The trouble pointing out patterns is that, in any sufficiently large population, there are always patterns. It is always possible to find traits that are more likely to occur in one group than another, even with statistically significance. If I analyzed a large enough population, I’m sure I could find statistically significant correlations between someone’s personality and their hair color, skin tone, or preference for window coverings.

And even if the patterns do reflect real differences, they still don’t tell you anything about any specific individual. There are statistical differences between age of mortality, for example – women tend to live longer than men – but that doesn’t mean that any given woman will certainly outlive any same-aged man.

The implications of all this pattern-finding, though, is that people who are outside the pattern often don’t get to do outside-the-pattern things they enjoy. For example, I like helping people by doing physically-demanding tasks for them (lifting or carrying heavy objects, opening tight jar lids, etc), but nobody ever asks me to do this because they don’t think of me as the sort of person who would enjoy that type of thing.

And then everyone – especially intellectual and “progressive” folks – decides to bring my womanhood into every conversation. I can’t just be strong, I have to be a “strong woman”. I can’t just be an engineer, I have to be a “woman engineer”. I can’t just be primarily attracted to women, I have to be a “lesbian”.

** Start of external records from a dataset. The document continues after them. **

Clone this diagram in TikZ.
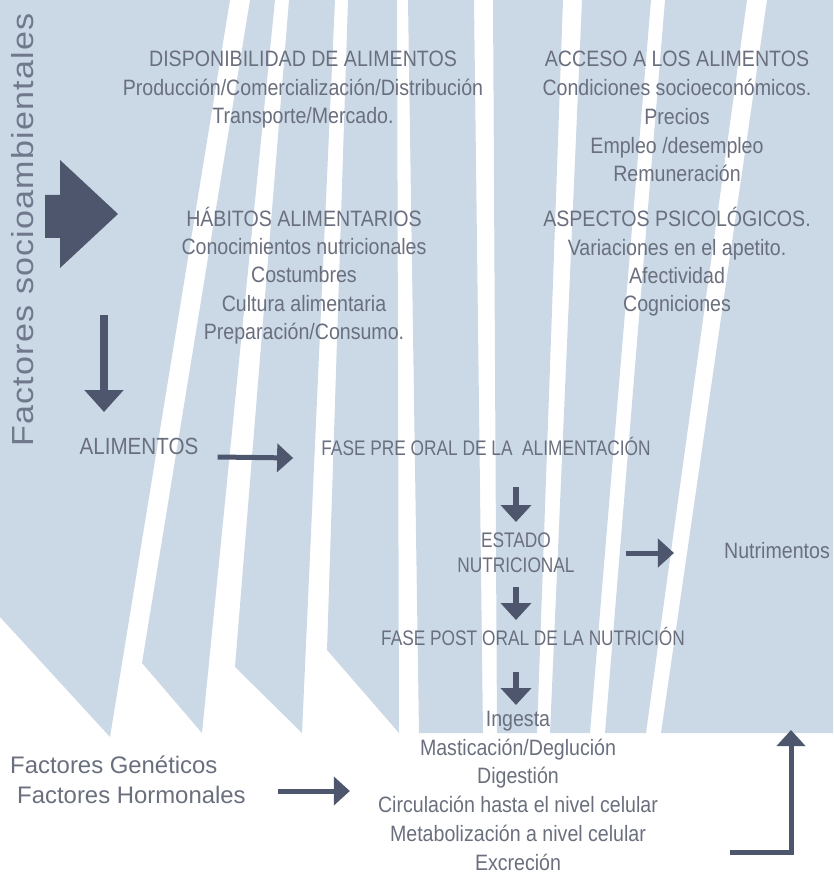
\documentclass[tikz,border=0pt]{standalone}
\usepackage{fontspec}
\setmainfont{Liberation Sans}
\newfontfamily\narrowfont[FakeStretch=0.88]{Liberation Sans}
\newfontfamily\phasefont[FakeStretch=0.82]{Liberation Sans}
\newfontfamily\wideletters[FakeStretch=1.12,LetterSpace=4]{Liberation Sans}
\usepackage{tikz}
\usetikzlibrary{arrows.meta,calc}
\definecolor{bandblue}{RGB}{203,217,230}
\definecolor{inkgray}{RGB}{106,111,126}
\definecolor{sociogray}{RGB}{112,120,140}
\definecolor{arrowslate}{RGB}{78,86,110}

\begin{document}
\begin{tikzpicture}[x=0.03cm, y=-0.03cm,
    txt/.style={inner sep=0pt, text=inkgray, align=center, anchor=base},
    bloque/.style={txt, font=\narrowfont\fontsize{19}{24.75}\selectfont},
    fase/.style={txt, font=\phasefont\fontsize{18}{21.3}\selectfont},
    flecha/.style={arrowslate, line width=0.15cm, -{Triangle[length=0.48cm, width=0.84cm]}},
    bajada/.style={arrowslate, line width=0.18cm, -{Triangle[length=0.51cm, width=0.9cm]}},
    caida/.style={arrowslate, line width=0.24cm, -{Triangle[length=0.66cm, width=1.14cm]}}]

    \useasboundingbox (0,0) rectangle (833,879);

    % Bands behind the text
    \foreach \tl/\tr/\br/\yr/\bl/\yl in {0/230/110/737/0/617, 250/275/202/733/142/663,
        289/335/302/733/235/667, 348/397/399/733/327/650, 408/474/483/733/419/733,
        493/563/537/733/497/733, 582/651/590/733/550/733, 665/747/646/733/605/733,
        767/833/833/733/661/733} {
        \fill[bandblue] (\tl,0) -- (\tr,0) -- (\br,\yr) -- (\bl,\yl) -- cycle;
    }

    % Side label and block arrow
    \node[rotate=90, anchor=base, inner sep=0pt, text=sociogray,
        font=\wideletters\fontsize{26}{30}\selectfont] (socio) at (33,230) {Factores socioambientales};
    \fill[arrowslate] (45,195) -- (60,195) -- (60,160) -- (118,214) -- (60,268) -- (60,238) -- (45,238) -- cycle;

    % Upper blocks (placed by their last line)
    \node[bloque] (disp) at (303,124) {DISPONIBILIDAD DE ALIMENTOS\\Producción/Comercialización/Distribución\\Transporte/Mercado.};
    \node[bloque] (acceso) at (677,182) {ACCESO A LOS ALIMENTOS\\Condiciones socioeconómicos.\\Precios\\Empleo /desempleo\\Remuneración};
    \node[bloque, font=\narrowfont\fontsize{19}{23.9}\selectfont] (habitos) at (304,339) {HÁBITOS ALIMENTARIOS\\Conocimientos nutricionales\\Costumbres\\Cultura alimentaria\\Preparación/Consumo.};
    \node[bloque, font=\narrowfont\fontsize{19}{23.9}\selectfont] (psico) at (677,311) {ASPECTOS PSICOLÓGICOS.\\Variaciones en el apetito.\\Afectividad\\Cogniciones};

    % Middle chain
    \node[bloque, font=\narrowfont\fontsize{20}{24}\selectfont] (alim) at (139,454) {ALIMENTOS};
    \node[fase] (prefase) at (486,455) {FASE PRE ORAL DE LA\ \ ALIMENTACIÓN};
    \node[fase] (estado) at (516,572) {ESTADO\\NUTRICIONAL};
    \node[bloque] (nutri) at (777,558) {Nutrimentos};
    \node[fase] (postfase) at (533,645) {FASE POST ORAL DE LA NUTRICIÓN};
    \node[bloque, font=\narrowfont\fontsize{19}{24.5}\selectfont] (proceso) at (518,870) {Ingesta\\Masticación/Deglución\\Digestión\\Circulación hasta el nivel celular\\Metabolización a nivel celular\\Excreción};

    % Lower left
    \node[txt, anchor=base west, font=\fontsize{20.4}{24}\selectfont] (genet) at (10,773) {Factores Genéticos};
    \node[txt, anchor=base west, font=\fontsize{20.4}{24}\selectfont] (hormon) at (17,803) {Factores Hormonales};

    % Arrows
    \coordinate (bajo) at (104,315);
    \draw[caida] (bajo) -- ($(bajo |- alim.base)+(0,-42)$);
    \draw[flecha] ($(alim.base east)+(19,3)$) -- ($(prefase.base west)+(-28,3)$);
    \draw[bajada] ($(estado.base |- prefase.base)+(0,32)$) -- ($(estado.base)+(0,-50)$);
    \draw[bajada] ($(estado.base)+(0,15)$) -- ($(estado.base |- postfase.base)+(0,-25)$);
    \draw[bajada] ($(estado.base |- postfase.base)+(0,27)$) -- ($(estado.base |- postfase.base)+(0,60)$);
    \draw[flecha] ($(estado.east |- nutri.base)+(51,-5)$) -- ($(nutri.base west)+(-50,-5)$);
    \draw[flecha] ($(hormon.base east)+(32,-12)$) -- ($(proceso.west |- hormon.base)+(-28,-12)$);
    \coordinate (retorno) at (730,852);
    \coordinate (retornofin) at (791,730);
    \draw[flecha] (retorno) -| (retornofin);
\end{tikzpicture}
\end{document}
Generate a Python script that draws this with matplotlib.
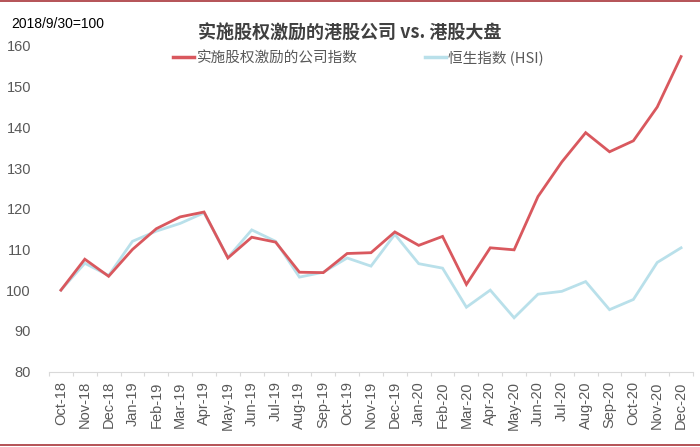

Keep in mind: I wouldn’t feel any less strongly about any of this if I had been born a man. I could write a whole list of arguments rebutting the stereotypes and tendencies associated with men that I don’t follow, if those stereotypes and tendencies had been the ones to shape my social life.

None of this has anything to do with womanhood; it has to do with gender.

I can understand why gender would be a useful thing to consider, in the primitive societies where language was being developed. I can understand why it would continue to be useful throughout the majority of human history to have gendered words like “woman” and “man” used more frequently than “person”: when your gender determines everything from your clothing choices to your career options, differentiating between genders while talking is sensible, perhaps even necessary. But in modern society, where we’re trying to do away with gender roles, I cannot imagine a reason to continue using gendered words.

It isn’t only the fact that everyone’s gender doesn’t necessarily match their birth sex, although this is true. It isn’t only the fact that not everyone’s gender fits into the Western binary system, although this is true also. It isn’t even about the fact that, if you assume someone’s gender and you’re wrong, it can be anywhere from a minor inconvenience to an immensely traumatizing experience, and you have no idea which.

It’s about the fact that assuming peoples’ gender based on their gender presentation actively entrenches gender roles and stereotypes.

If, in trying to accept transgender people, we go from an attitude of “anyone with breasts is a woman and should be called by she/her pronouns” to one of “anyone wearing stereotypically feminine clothing is a woman and should be called by she/her pronouns”, that isn’t progress. It’s moving backwards. Because, in the act of moving from the one to the other, we get the worst possible mix of both. In order to “pass” as a woman, a trans woman needs to embrace every bit of stereotypical femininity she can. She puts on makeup. She shaves her legs. She paints her nails. Even her actions aren’t free from scrutiny: if she doesn’t keep her knees together while sitting down, speak in a high-pitched quiet vocal register, and apologize constantly, how will people know she’s a woman?

The appropriate thing to do here is definitely not to get upset with transgender people. Passing is necessary for their survival in a cisgender-dominated world: it isn’t their fault that this necessity perpetuates gender roles. The best thing to do, instead, is to abolish gendered words altogether.

This might seem daunting, but you can implement it yourself easily. Just refer to anybody whose gender you don’t know – including hypothetical people and strangers – with they/them pronouns. When describing someone, say “person” instead of “woman” or “man”.

Of course, in the modern world, some conversations are explicitly about gender, in which case, gendered words are inevitable. You can’t restate phrases like “women tend to make less money than men” into gender-neutral words and have them still make sense. But the majority of conversations, containing phrases like “I saw a lady at the bus stop today, she was wearing this gorgeous purple suit”, or “when I was driving home yesterday this old guy was tailgating me the whole time”, can be restated with gender-neutral words easily.

In conclusion: I don’t want to be called a woman because gendered words carry uncomfortable stereotypes and then perpetuate them by their continued use. Instead, I prefer to be referred to with they/them pronouns and gender-neutral words.

In the interest of moving society past the pervasiveness of gender, I invite you to consider the same.